In 1999, Lucas returned to the director’s chair after more than twenty-years to direct the much anticipated Star Wars prequel: Episode 1: The Phantom Menace (made in 1997). Starring Liam Neeson, Natalie Portman and Ewan McGregor, the motion picture was met with much publicity, but a tepid response. For his effort, he was handed two Razzie nominations for Worst Director and Worst Screenplay. He went on to direct Star Wars II: Attack of the Clones (2002), where he netted a Razzie for Worst Screenplay, and Star Wars III: Revenge of the Sith (2005), the final film in the Star Wars saga.

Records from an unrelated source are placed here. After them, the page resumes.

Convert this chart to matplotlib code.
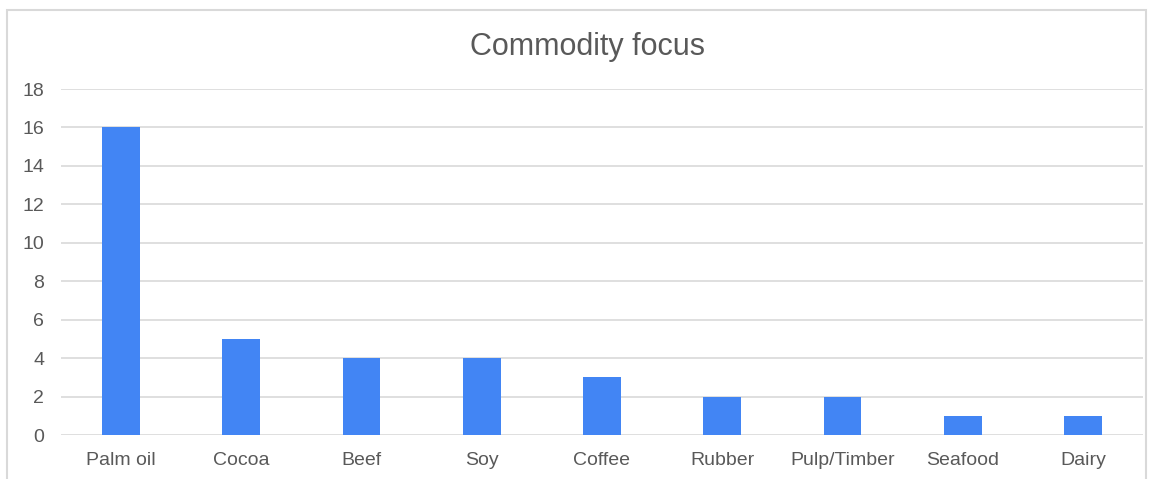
import matplotlib
matplotlib.use('Agg')
import matplotlib.pyplot as plt
from matplotlib.patches import Rectangle

# Chart data
categories = ["Palm oil", "Cocoa", "Beef", "Soy", "Coffee", "Rubber",
              "Pulp/Timber", "Seafood", "Dairy"]
counts = [16, 5, 4, 4, 3, 2, 2, 1, 1]
y_ticks = [0, 2, 4, 6, 8, 10, 12, 14, 16, 18]

plt.rcParams['font.family'] = ['Liberation Sans', 'DejaVu Sans']

W, H = 1157, 479
fig = plt.figure(figsize=(W / 100, H / 100), dpi=100)

# Outer chart border (bottom edge cut off in the reference)
fig.patches.append(Rectangle((7 / W, -0.05), (1146 - 7) / W, 1.05 - 10 / H,
                             transform=fig.transFigure, fill=False,
                             edgecolor='#d9d9d9', linewidth=1.5))

ax = fig.add_axes([61 / W, 1 - 435 / H, (1143 - 61) / W, (435 - 89) / H])

x = range(len(categories))
ax.bar(x, counts, width=0.315, color='#4285f4', zorder=3)

ax.set_xlim(-0.5, len(categories) - 0.5)
ax.set_ylim(0, 18)
ax.set_yticks(y_ticks)
ax.set_xticks(list(x))
ax.set_xticklabels(categories)
ax.grid(axis='y', color='#d9d9d9', linewidth=1.2, zorder=0)
ax.set_axisbelow(True)

for s in ax.spines.values():
    s.set_visible(False)
ax.tick_params(length=0, labelsize=14, colors='#595959')
ax.tick_params(axis='y', pad=12)
ax.tick_params(axis='x', pad=12)

fig.text(588 / W, 1 - 47 / H, "Commodity focus", ha='center', va='center',
         fontsize=22, color='#595959')

fig.savefig('out.png', dpi=100)
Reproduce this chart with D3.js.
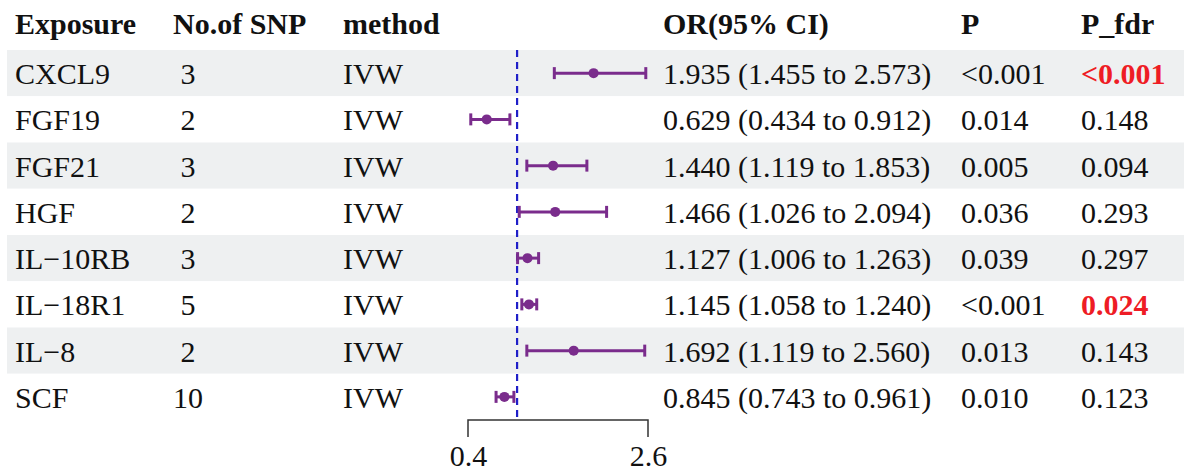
<!DOCTYPE html>
<html>
<head>
<meta charset="utf-8">
<script src="https://cdn.jsdelivr.net/npm/d3@7"></script>
<style>
  body { margin: 0; background: #fff; }
  text { font-family: "Liberation Serif", "Times New Roman", serif; }
</style>
</head>
<body>
<svg id="chart" width="1191" height="471"></svg>
<script>
// table data
var exposures = ["CXCL9", "FGF19", "FGF21", "HGF", "IL\u221210RB", "IL\u221218R1", "IL\u22128", "SCF"];
var nSnp = ["3", "2", "3", "2", "3", "5", "2", "10"];
var methods = ["IVW", "IVW", "IVW", "IVW", "IVW", "IVW", "IVW", "IVW"];
var orVals = [1.935, 0.629, 1.440, 1.466, 1.127, 1.145, 1.692, 0.845];
var lowerVals = [1.455, 0.434, 1.119, 1.026, 1.006, 1.058, 1.119, 0.743];
var upperVals = [2.573, 0.912, 1.853, 2.094, 1.263, 1.240, 2.560, 0.961];
var pVals = ["<0.001", "0.014", "0.005", "0.036", "0.039", "<0.001", "0.013", "0.010"];
var pFdr = ["<0.001", "0.148", "0.094", "0.293", "0.297", "0.024", "0.143", "0.123"];
var headers = ["Exposure", "No.of SNP", "method", "OR(95% CI)", "P", "P_fdr"];
var xTicks = [0.4, 2.6];

var svg = d3.select("#chart");
var fs = 30;

var y = d3.scaleBand().domain(exposures).range([50, 420]);
var x = d3.scaleLinear().domain([0.4, 2.6]).range([468, 648]);

// column x positions
var colX = [15, 173, 343, 663, 961, 1081];

// background stripes
svg.selectAll(".band")
  .data(exposures)
  .enter().append("rect")
  .attr("class", "band")
  .attr("x", 7)
  .attr("y", function(d) { return y(d); })
  .attr("width", 1177)
  .attr("height", y.bandwidth())
  .attr("fill", function(d, i) { return i % 2 == 0 ? "#eef0f1" : "#fff"; });

// header
svg.selectAll(".hdr")
  .data(headers)
  .enter().append("text")
  .attr("class", "hdr")
  .attr("x", function(d, i) { return colX[i]; })
  .attr("y", 34)
  .attr("font-size", fs)
  .attr("font-weight", "bold")
  .attr("fill", "#111")
  .text(function(d) { return d; });

var rows = exposures.map(function(e, i) {
  return {
    name: e, n: nSnp[i], method: methods[i], or: orVals[i], lo: lowerVals[i], hi: upperVals[i],
    p: pVals[i], fdr: pFdr[i]
  };
});

function ty(d) { return y(d.name) + y.bandwidth() / 2 + 11; }

function addCol(cls, xp, fn, anchor) {
  svg.selectAll("." + cls)
    .data(rows)
    .enter().append("text")
    .attr("class", cls)
    .attr("x", xp)
    .attr("y", ty)
    .attr("font-size", fs)
    .attr("text-anchor", anchor || "start")
    .attr("fill", "#111")
    .text(fn);
}

addCol("c0", colX[0], function(d) { return d.name; });
addCol("c1", 188, function(d) { return d.n; }, "middle");
addCol("c2", colX[2], function(d) { return d.method; });
addCol("c3", colX[3], function(d) {
  return d.or.toFixed(3) + " (" + d.lo.toFixed(3) + " to " + d.hi.toFixed(3) + ")";
});
addCol("c4", colX[4], function(d) { return d.p; });
addCol("c5", colX[5], function(d) { return d.fdr; });

// fdr < 0.05 in red bold
svg.selectAll(".c5")
  .filter(function(d) { return d.fdr.indexOf("<") == 0 || +d.fdr < 0.05; })
  .attr("fill", "#ee1c25")
  .attr("font-weight", "bold");

// reference line at OR = 1
svg.append("line")
  .attr("x1", x(1)).attr("x2", x(1))
  .attr("y1", 50).attr("y2", 417)
  .attr("stroke", "#1f1fc8")
  .attr("stroke-width", 2.2)
  .attr("stroke-dasharray", "7,5");

// error bars
var purple = "#7a2c8c";
var cy = function(d) { return y(d.name) + y.bandwidth() / 2; };
var g = svg.append("g");
g.selectAll(".ci")
  .data(rows).enter().append("line")
  .attr("x1", function(d) { return x(d.lo); })
  .attr("x2", function(d) { return x(d.hi); })
  .attr("y1", cy).attr("y2", cy)
  .attr("stroke", purple).attr("stroke-width", 3);
["lo", "hi"].forEach(function(k) {
  g.selectAll(".cap" + k)
    .data(rows).enter().append("line")
    .attr("x1", function(d) { return x(d[k]); })
    .attr("x2", function(d) { return x(d[k]); })
    .attr("y1", function(d) { return cy(d) - 6; })
    .attr("y2", function(d) { return cy(d) + 6; })
    .attr("stroke", purple).attr("stroke-width", 3);
});
g.selectAll(".pt")
  .data(rows).enter().append("circle")
  .attr("cx", function(d) { return x(d.or); })
  .attr("cy", cy)
  .attr("r", 5)
  .attr("fill", purple);

// x axis (bracket style)
var axis = svg.append("g")
  .attr("transform", "translate(0,420)")
  .call(d3.axisBottom(x).tickValues(xTicks).tickSize(-17).tickPadding(0).tickFormat(d3.format(".1f")));
axis.select(".domain").attr("d", "M" + x(0.4) + ",17V0H" + x(2.6) + "V17").attr("stroke", "#333").attr("stroke-width", 1.5);
axis.selectAll(".tick line").remove();
axis.selectAll(".tick text")
  .attr("y", 46)
  .attr("dy", 0)
  .attr("font-size", fs)
  .attr("font-family", "Liberation Serif, serif")
  .attr("fill", "#111");
</script>
</body>
</html>
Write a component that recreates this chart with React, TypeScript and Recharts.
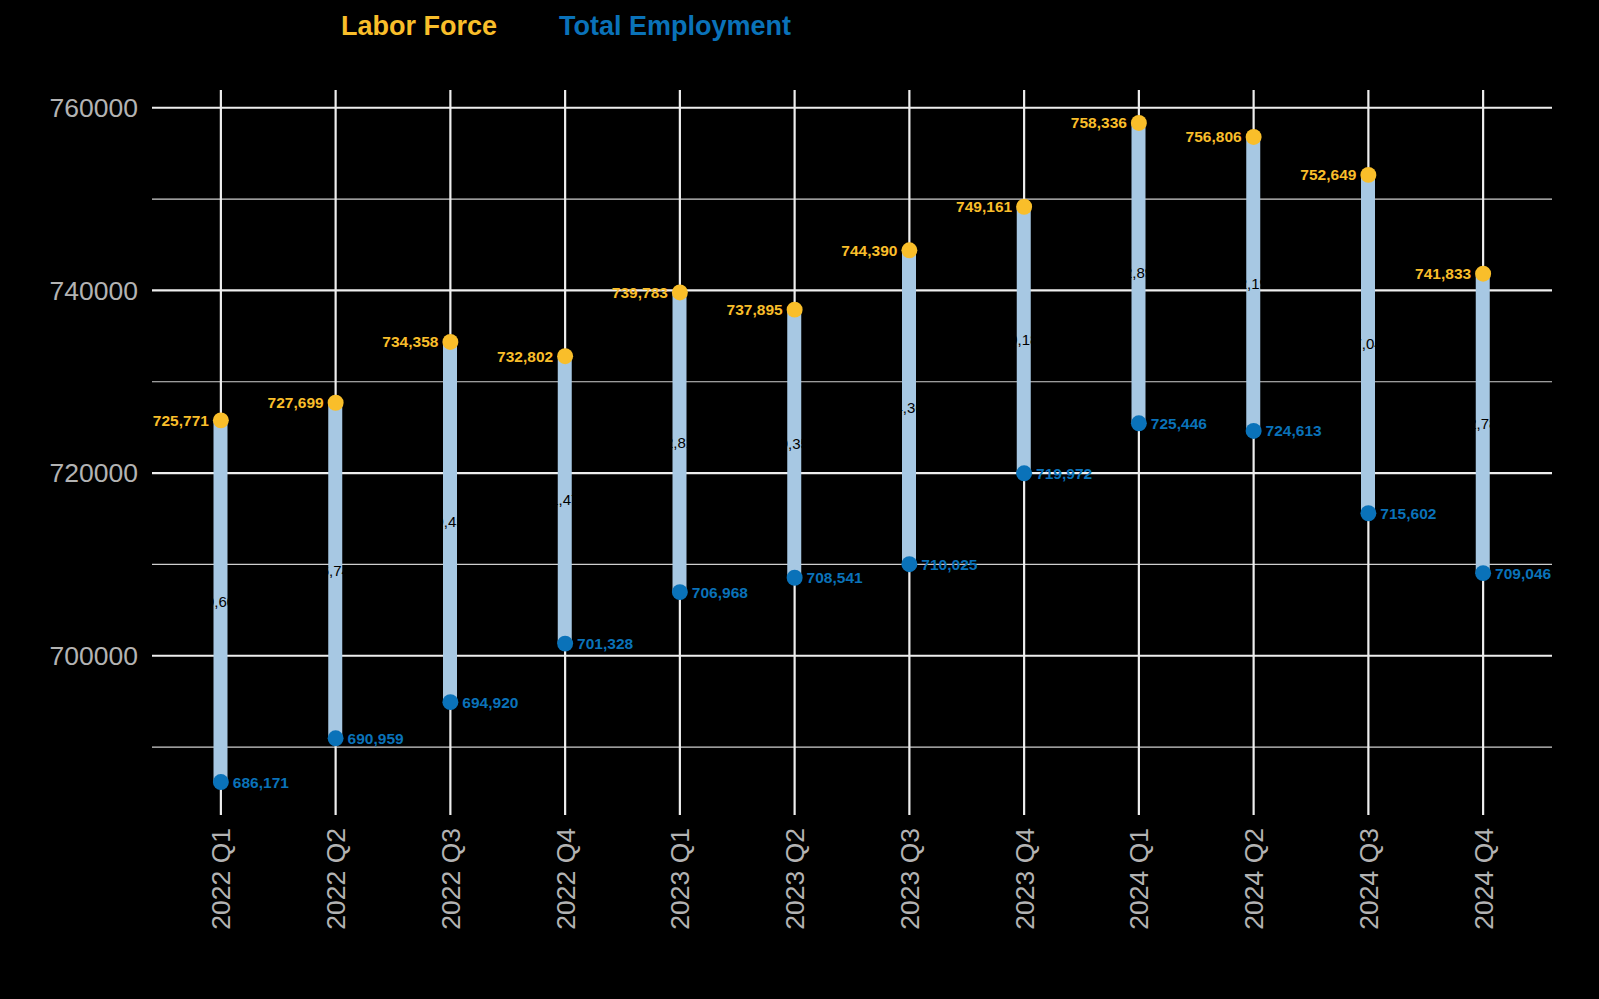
import React from 'react';
import { ComposedChart, Bar, Scatter, XAxis, YAxis, ZAxis, CartesianGrid, LabelList } from 'recharts';

const categories = ['2022 Q1', '2022 Q2', '2022 Q3', '2022 Q4', '2023 Q1', '2023 Q2', '2023 Q3', '2023 Q4', '2024 Q1', '2024 Q2', '2024 Q3', '2024 Q4'];
const laborForce = [725771, 727699, 734358, 732802, 739783, 737895, 744390, 749161, 758336, 756806, 752649, 741833];
const employment = [686171, 690959, 694920, 701328, 706968, 708541, 710025, 719972, 725446, 724613, 715602, 709046];
const majorTicks = [700000, 720000, 740000, 760000];
const minorTicks = [690000, 710000, 730000, 750000];

const rows = categories.map((cat, i) => ({
  cat,
  lf: laborForce[i],
  emp: employment[i],
  range: [employment[i], laborForce[i]],
  diff: laborForce[i] - employment[i],
}));

const YELLOW = '#F9BE2A';
const BLUE = '#0A72B9';
const LIGHT = '#A7C8E3';
const fmt = (v: any) => Number(v).toLocaleString('en-US');

const XTick = (props: any) => {
  const { x, y, payload } = props;
  return (
    <text
      x={x}
      y={y}
      transform={`rotate(-90, ${x}, ${y})`}
      textAnchor="end"
      dy="0.36em"
      fill="#b3b3b3"
      fontSize={26.5}
    >
      {payload.value}
    </text>
  );
};

export default function App() {
  return (
    <div style={{ position: 'relative', width: 1599, height: 999, background: '#000', fontFamily: '"Liberation Sans", Arial, sans-serif' }}>
      <style>{`body{margin:0;background:#000;}`}</style>
      <div style={{ position: 'absolute', top: 11, left: 341, lineHeight: '30px', fontSize: 27, fontWeight: 'bold', whiteSpace: 'nowrap' }}>
        <span style={{ color: YELLOW }}>Labor Force</span>
        <span style={{ color: BLUE, marginLeft: 62 }}>Total Employment</span>
      </div>
      <ComposedChart width={1599} height={999} data={rows} margin={{ top: 90, right: 47, bottom: 0, left: 0 }}>
        <CartesianGrid horizontalValues={minorTicks} vertical={false} stroke="#cfcfcf" strokeWidth={1.2} />
        <CartesianGrid horizontalValues={majorTicks} vertical={false} stroke="#eeeeee" strokeWidth={2.2} />
        <CartesianGrid horizontal={false} verticalValues={categories} stroke="#eeeeee" strokeWidth={2.2} />
        <XAxis
          dataKey="cat"
          type="category"
          allowDuplicatedCategory={false}
          padding={{ left: 11.5, right: 11.5 }}
          interval={0}
          axisLine={false}
          tickLine={false}
          tickSize={0}
          tickMargin={13}
          height={184}
          tick={<XTick />}
        />
        <YAxis
          type="number"
          domain={[682563, 761944]}
          ticks={majorTicks}
          allowDataOverflow
          width={152}
          axisLine={false}
          tickLine={false}
          tickSize={0}
          tickMargin={14}
          tick={{ fill: '#b3b3b3', fontSize: 26.5 }}
        />
        <ZAxis range={[200, 200]} />
        <Bar dataKey="range" barSize={14} fill={LIGHT} isAnimationActive={false}>
          <LabelList dataKey="diff" position="center" formatter={fmt} fill="#000" fontSize={15} />
        </Bar>
        <Scatter dataKey="lf" fill={YELLOW} isAnimationActive={false}>
          <LabelList dataKey="lf" position="left" offset={4} formatter={fmt} fill={YELLOW} fontSize={15.5} fontWeight="bold" />
        </Scatter>
        <Scatter dataKey="emp" fill={BLUE} isAnimationActive={false}>
          <LabelList dataKey="emp" position="right" offset={4} formatter={fmt} fill={BLUE} fontSize={15.5} fontWeight="bold" />
        </Scatter>
      </ComposedChart>
    </div>
  );
}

“Right or wrong this is my movie, this is my decision, and this is my creative vision, and if people don’t like it, they don’t have to see it.” George Lucas regarded Star Wars: Episode III - Revenge of the Sith
As for his upcoming projects, the producer-writer has 4 projects set to be released. They are “Untitled Clone Wars TV Series” (2008), “Untitled Star Wars TV Series” (2009), as well as the Fourth Installment of the Indiana Jones Adventures (2008). He also serves as the executive producer for the Red Tails (2008).